You also have to be very sensitive to your own strengths and weaknesses. Then it becomes a game of chess — how do you play on the chessboard to win at the other end? How do you neutralize competitors’ strengths, flank them, and create a winning play?

Namita Adavi:
Yes — and like chess, it’s also about having the right people in the right roles.

Ajay Singh:
Absolutely. Ultimately, it all comes down to great people.

Namita Adavi:
Building on that analogy — in chess, it’s people in the right roles making the right moves. That’s a great takeaway.

How do you personally stay curious? Transformation waves are coming faster than we can catch up. What’s your mantra for staying curious and continuously learning?

Ajay Singh:
I’m very fortunate to be surrounded by some amazing people who are specialists in their areas. While I do read and learn externally — there are great YouTube videos that simplify new topics — I also learn a lot from conversations.

For example, we have a security expert in our company who’s done multiple startups. I’ve learned a lot about security just through one-on-one conversations with him, in addition to resources he recommends.

That’s what’s beautiful about Silicon Valley — so much is happening, and so much has happened. I feel fortunate to be here at this time and place.

Namita Adavi:
Absolutely. We feel the same way about Bangalore — with the density of companies and innovation happening there.

By the way, you have a strong Bangalore presence.

Ajay Singh:
We do. We have an amazing Bangalore team, led by a great leader. There’s a lot of passion and innovation coming out of that group, and we’re very proud of it.

Namita Adavi:
That’s great to hear. Unfortunately, this is an occupational hazard — but we have to do a rapid-fire round.

Namita Adavi:
What’s a product you wish you had built?

Ajay Singh:
The founder of Juniper Networks is a close personal friend. We went to Carnegie Mellon together and worked on the same project. When he was founding Juniper, he asked me to be a co-founder — but I had already committed to starting another company. I wish I’d built that product.

Namita Adavi:
What’s one mistake early in your career that shaped how you build today?

Ajay Singh:
After my master’s in computer engineering, I went to business school and then joined Booz Allen Hamilton. You don’t realize how spoiled you get there — everyone is incredibly smart, from places like Stanford, Harvard, MIT, Carnegie Mellon.

It’s an up-or-out culture, and you give very direct feedback because the stakes are high. When I later moved to a company like Sun Microsystems, I kept my bar extremely high.

While it’s good to have high standards, I learned that managing a diverse team requires helping people grow — not expecting everyone to be a 10 out of 10. If someone is a 7, how do you help them get to an 8 or 9?
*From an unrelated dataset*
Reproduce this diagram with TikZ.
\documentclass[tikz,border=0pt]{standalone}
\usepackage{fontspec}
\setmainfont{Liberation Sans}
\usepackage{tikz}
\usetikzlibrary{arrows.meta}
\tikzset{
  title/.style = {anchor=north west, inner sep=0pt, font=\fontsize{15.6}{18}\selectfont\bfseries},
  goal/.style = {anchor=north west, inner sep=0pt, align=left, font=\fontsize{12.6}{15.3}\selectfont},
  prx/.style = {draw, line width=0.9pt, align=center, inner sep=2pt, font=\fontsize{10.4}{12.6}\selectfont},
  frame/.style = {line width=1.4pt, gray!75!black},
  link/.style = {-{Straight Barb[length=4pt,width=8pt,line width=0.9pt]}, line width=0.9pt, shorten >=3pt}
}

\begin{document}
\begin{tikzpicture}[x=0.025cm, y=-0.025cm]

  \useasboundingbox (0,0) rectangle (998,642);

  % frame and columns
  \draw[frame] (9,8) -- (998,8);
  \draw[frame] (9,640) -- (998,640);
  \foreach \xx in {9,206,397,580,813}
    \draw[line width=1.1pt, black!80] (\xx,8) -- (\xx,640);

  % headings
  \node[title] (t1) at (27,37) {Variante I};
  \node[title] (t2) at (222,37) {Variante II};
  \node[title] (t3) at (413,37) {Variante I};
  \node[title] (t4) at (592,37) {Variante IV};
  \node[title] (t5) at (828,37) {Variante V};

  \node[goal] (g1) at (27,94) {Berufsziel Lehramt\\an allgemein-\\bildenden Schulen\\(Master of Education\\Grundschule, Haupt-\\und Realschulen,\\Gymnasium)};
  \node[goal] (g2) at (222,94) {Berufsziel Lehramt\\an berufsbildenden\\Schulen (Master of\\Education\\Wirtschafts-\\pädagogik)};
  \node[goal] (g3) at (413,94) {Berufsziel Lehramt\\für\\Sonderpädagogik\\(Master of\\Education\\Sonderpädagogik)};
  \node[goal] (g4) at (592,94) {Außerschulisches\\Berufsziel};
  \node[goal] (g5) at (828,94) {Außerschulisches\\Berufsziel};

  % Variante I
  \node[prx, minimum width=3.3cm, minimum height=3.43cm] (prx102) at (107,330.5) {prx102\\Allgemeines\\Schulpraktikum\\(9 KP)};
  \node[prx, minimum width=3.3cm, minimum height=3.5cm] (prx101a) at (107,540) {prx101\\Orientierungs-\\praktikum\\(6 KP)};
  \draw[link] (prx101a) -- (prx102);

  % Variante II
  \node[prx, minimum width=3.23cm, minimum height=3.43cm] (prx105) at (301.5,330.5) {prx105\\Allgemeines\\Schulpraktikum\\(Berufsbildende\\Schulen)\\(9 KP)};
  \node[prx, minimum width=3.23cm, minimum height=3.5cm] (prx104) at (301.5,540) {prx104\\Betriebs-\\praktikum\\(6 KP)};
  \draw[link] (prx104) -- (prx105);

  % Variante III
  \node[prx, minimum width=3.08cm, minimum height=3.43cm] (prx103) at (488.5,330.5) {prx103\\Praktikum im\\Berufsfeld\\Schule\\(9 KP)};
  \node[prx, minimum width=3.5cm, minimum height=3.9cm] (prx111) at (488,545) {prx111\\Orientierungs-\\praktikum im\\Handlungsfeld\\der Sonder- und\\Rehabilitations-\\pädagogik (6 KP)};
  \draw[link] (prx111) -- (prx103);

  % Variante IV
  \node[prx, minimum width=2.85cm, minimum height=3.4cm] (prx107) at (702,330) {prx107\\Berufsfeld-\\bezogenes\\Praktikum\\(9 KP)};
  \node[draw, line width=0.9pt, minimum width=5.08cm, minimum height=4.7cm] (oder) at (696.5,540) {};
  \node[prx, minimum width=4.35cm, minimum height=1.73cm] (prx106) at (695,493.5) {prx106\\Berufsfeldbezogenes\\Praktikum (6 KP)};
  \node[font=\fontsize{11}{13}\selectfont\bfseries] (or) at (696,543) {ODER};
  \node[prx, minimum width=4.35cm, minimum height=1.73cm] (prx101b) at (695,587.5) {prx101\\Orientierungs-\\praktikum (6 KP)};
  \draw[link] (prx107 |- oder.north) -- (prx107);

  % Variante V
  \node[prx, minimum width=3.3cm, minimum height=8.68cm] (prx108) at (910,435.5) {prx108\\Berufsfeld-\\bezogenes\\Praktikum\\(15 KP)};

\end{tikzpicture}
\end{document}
Earlier, I saw churn because people felt they’d never meet the bar. That taught me how to be a coach — helping people become stars and feel that you’re rooting for their success.

Namita Adavi:
If your team could inherit one quality from you, what would you want it to be?

Ajay Singh:
It’s all about people — hiring great people. And if someone doesn’t work out, that’s okay. You may be helping them find a place where they can thrive. When people are in the right roles, doing what they’re good at, they’re having fun and thriving. Most of the time, leadership becomes cheering the team on.

Namita Adavi:
What’s one simple question you always ask before greenlighting a product idea?

Ajay Singh:
There are standard questions about market and opportunity, but for me the most important question is about people. Who is the team we’re betting on?

If it’s the right team, that’s what you greenlight. Environments change, ideas pivot — but the right team can adapt and find the opportunity.

Namita Adavi:
What’s one lesson you wish someone had told you when you were starting out in tech?

Ajay Singh:
We spend so much time on engineering and math, but I wish we had more education in psychology and people management — how to lead and motivate teams.

Learning how to manage large teams so they operate like an Olympic rowing team — not just motion without progress — would have been invaluable earlier.

Namita Adavi:
This has been an extremely insightful conversation. What we keep coming back to is that people remain at the core of technology strategy — even in an AI-driven world.